Sunio: From agriculture to commercial use


GIVING up lands that are seemingly “no longer economically feasible and sound for agricultural purposes” does not seem to sound right. Why would you give up on a source of food and livelihood for people?

Lands used to produce rice, corn, and products that feed an entire nation are being converted for commercial or residential use.

Republic Act 6657 or the Comprehensive Agrarian Reform Law allows the conversion of such unproductive lands for residential, economic, or industrial purposes five years after the awarding of these lands to their owners. These lands have formerly been awarded through the Comprehensive Agrarian Reform Program (Carp).

It may perhaps be sound to reason that instead of allowing barren lands to stay still, it would be better to convert these to something more highly-profitable or more usable purposes such as by constructing commercial or residential complexes in the areas.

However, given the rice crisis in the Philippines, giving up on such lands is not a very productive choice.

Food is a staple need among humans.

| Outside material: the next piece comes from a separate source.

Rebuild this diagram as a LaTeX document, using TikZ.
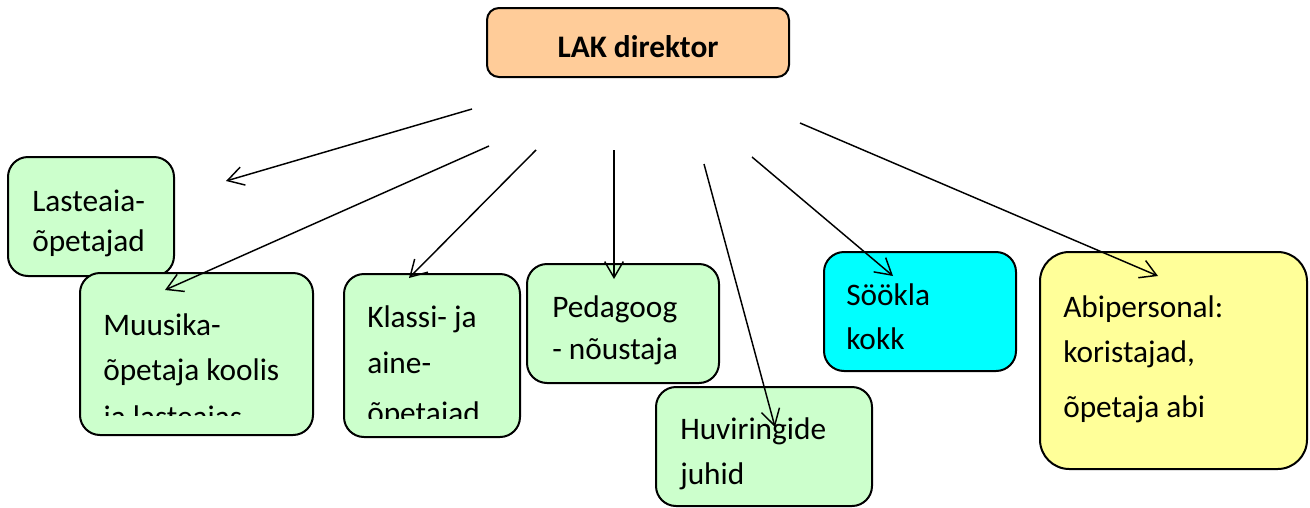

It is ranked higher that other needs that humans have.

In order for the Philippines to bridge this need given the rice shortage that the country has, it has been importing rice from other Southeast Asian countries.

However, rice importation is just a band aid solution. There is even the problem on the rising prices for rice and other food.

What’s worse, we may be raising the rates of this crisis by bulldozing lands that are “no longer economically feasible and sound for agricultural purposes.”

Agricultural technology is still finding ways to revive formerly and potentially irrigable lands. Science is also finding ways for plants to endure environmental changes—all for the purpose of feeding people.

By this, we should not give up on agriculture and our agricultural lands.

It may be true that we are increasing the ability of the citizens to purchase food and their other needs by allowing them to establish businesses in these commercial complexes, but it does not solve the dipping food supply of the Country. Furthermore, the benefits are reaped mostly by the middle class who could afford franchises and can establish medium-scale businesses.